Stated exercise - Each line from the top of the listing through the one holding "62.5, 67.5, 70];" should be restated word for word, with nothing added and no pictures.

Stored data -
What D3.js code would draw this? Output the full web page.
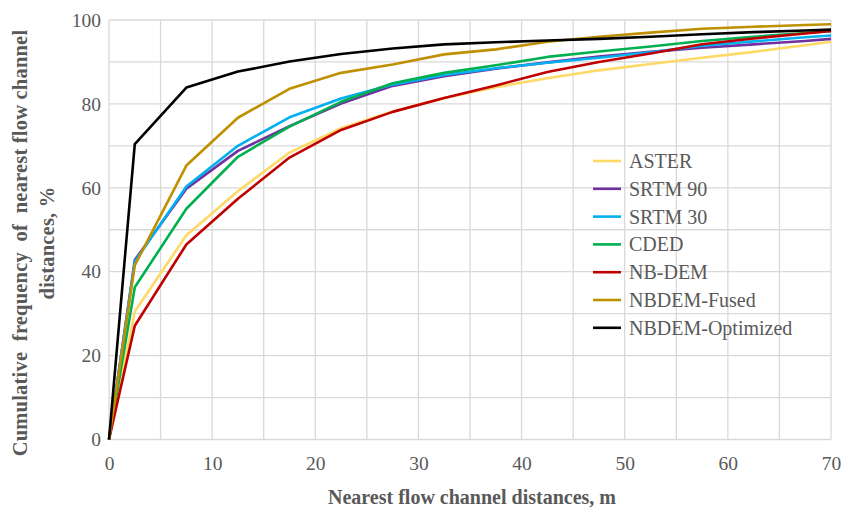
<!DOCTYPE html>
<html>
<head>
<meta charset="utf-8">
<script src="https://cdn.jsdelivr.net/npm/d3@7"></script>
<style>
  body { margin: 0; background: #fff; }
  text { font-family: "Liberation Serif", "Times New Roman", Times, serif; }
</style>
</head>
<body>
<div id="chart"></div>
<script>
// distances (m) where each curve has a point
const distances = [0, 2.5, 7.5, 12.5, 17.5, 22.5, 27.5, 32.5, 37.5, 42.5, 47.5, 52.5, 57.5, 62.5, 67.5, 70];

const seriesNames = ["ASTER", "SRTM 90", "SRTM 30", "CDED", "NB-DEM", "NBDEM-Fused", "NBDEM-Optimized"];
const seriesColors = ["#FFD966", "#7030A0", "#00B0F0", "#00B050", "#C00000", "#BF9000", "#000000"];

const aster     = [0, 30.5, 48.7, 59.2, 68.4, 74.2, 78.2, 81.4, 84.0, 86.1, 88.0, 89.5, 91.0, 92.4, 94.0, 94.8];
const srtm90    = [0, 42.8, 59.8, 68.8, 74.7, 80.1, 84.3, 86.6, 88.4, 89.9, 91.3, 92.4, 93.4, 94.2, 95.0, 95.5];
const srtm30    = [0, 42.4, 60.3, 70.0, 76.8, 81.3, 84.6, 86.9, 88.5, 89.8, 91.0, 92.3, 93.9, 94.9, 95.9, 96.3];
const cded      = [0, 36.3, 55.0, 67.4, 74.6, 80.5, 84.9, 87.4, 89.2, 91.2, 92.5, 93.7, 95.0, 96.0, 96.9, 97.3];
const nbdem     = [0, 27.1, 46.5, 57.4, 67.2, 73.8, 78.1, 81.4, 84.4, 87.6, 90.0, 92.0, 94.2, 95.6, 96.8, 97.4];
const fused     = [0, 41.5, 65.3, 76.7, 83.6, 87.4, 89.4, 91.8, 93.0, 94.8, 96.0, 97.0, 97.9, 98.4, 98.8, 99.0];
const optimized = [0, 70.4, 83.9, 87.7, 90.1, 91.9, 93.2, 94.2, 94.7, 95.1, 95.5, 96.0, 96.6, 97.1, 97.5, 97.7];

const allSeries = [aster, srtm90, srtm30, cded, nbdem, fused, optimized];

const xTicks = [0, 10, 20, 30, 40, 50, 60, 70];
const yTicks = [0, 20, 40, 60, 80, 100];

const width = 843, height = 508;
const margin = {top: 20, right: 12, bottom: 68.5, left: 109};
const serif = '"Liberation Serif", "Times New Roman", Times, serif';

const svg = d3.select("#chart").append("svg")
  .attr("width", width)
  .attr("height", height);

const x = d3.scaleLinear().domain([0, 70]).range([margin.left, width - margin.right]);
const y = d3.scaleLinear().domain([0, 100]).range([height - margin.bottom, margin.top]);

// grid
const grid = svg.append("g").attr("stroke", "#d9d9d9").attr("stroke-width", 1.3);
grid.selectAll(".vg").data(d3.range(0, 71, 5)).join("line")
  .attr("x1", d => x(d)).attr("x2", d => x(d))
  .attr("y1", y(0)).attr("y2", y(100));
grid.selectAll(".hg").data(d3.range(0, 101, 10)).join("line")
  .attr("x1", x(0)).attr("x2", x(70))
  .attr("y1", d => y(d)).attr("y2", d => y(d));

// axes (labels only, Excel style)
const xAxis = svg.append("g")
  .attr("transform", `translate(0,${y(0)})`)
  .call(d3.axisBottom(x).tickValues(xTicks).tickSize(0).tickPadding(17));
const yAxis = svg.append("g")
  .attr("transform", `translate(${x(0)},0)`)
  .call(d3.axisLeft(y).tickValues(yTicks).tickSize(0).tickPadding(8));
[xAxis, yAxis].forEach(a => {
  a.attr("font-family", serif);
  a.select(".domain").remove();
  a.selectAll("text")
    .style("font-family", serif)
    .style("font-size", "19.5px")
    .attr("fill", "#595959");
});

// lines
const line = d3.line()
  .x((d, i) => x(distances[i]))
  .y(d => y(d));

svg.append("g").selectAll("path").data(allSeries).join("path")
  .attr("d", d => line(d))
  .attr("fill", "none")
  .attr("stroke", (d, i) => seriesColors[i])
  .attr("stroke-width", 2.6)
  .attr("stroke-linejoin", "round");

// legend
const legend = svg.append("g").attr("transform", "translate(593,161)");
const item = legend.selectAll("g").data(seriesNames).join("g")
  .attr("transform", (d, i) => `translate(0,${i * 27.8})`);
item.append("line")
  .attr("x1", 0).attr("x2", 28)
  .attr("stroke", (d, i) => seriesColors[i])
  .attr("stroke-width", 2.6);
item.append("text")
  .attr("x", 36).attr("dy", "0.35em")
  .style("font-family", serif)
  .style("font-size", "20px")
  .attr("fill", "#595959")
  .text(d => d);

// axis titles
svg.append("text")
  .attr("x", 472).attr("y", 504)
  .attr("text-anchor", "middle")
  .style("font-family", serif)
  .style("font-size", "20px").style("font-weight", "bold")
  .attr("fill", "#595959")
  .text("Nearest flow channel distances, m");

const yt = svg.append("text")
  .attr("transform", "translate(0,243) rotate(-90)")
  .attr("text-anchor", "middle")
  .style("font-family", serif)
  .style("font-size", "20.5px").style("font-weight", "bold")
  .style("white-space", "pre")
  .style("letter-spacing", "0.2px")
  .attr("fill", "#595959");
yt.append("tspan").attr("x", 0).attr("y", 27).text("Cumulative  frequency  of  nearest flow channel");
yt.append("tspan").attr("x", 0).attr("y", 54).text("distances, %");
</script>
</body>
</html>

Task output -
What D3.js code would draw this? Output the full web page.
<!DOCTYPE html>
<html>
<head>
<meta charset="utf-8">
<script src="https://cdn.jsdelivr.net/npm/d3@7"></script>
<style>
  body { margin: 0; background: #fff; }
  text { font-family: "Liberation Serif", "Times New Roman", Times, serif; }
</style>
</head>
<body>
<div id="chart"></div>
<script>
// distances (m) where each curve has a point
const distances = [0, 2.5, 7.5, 12.5, 17.5, 22.5, 27.5, 32.5, 37.5, 42.5, 47.5, 52.5, 57.5, 62.5, 67.5, 70];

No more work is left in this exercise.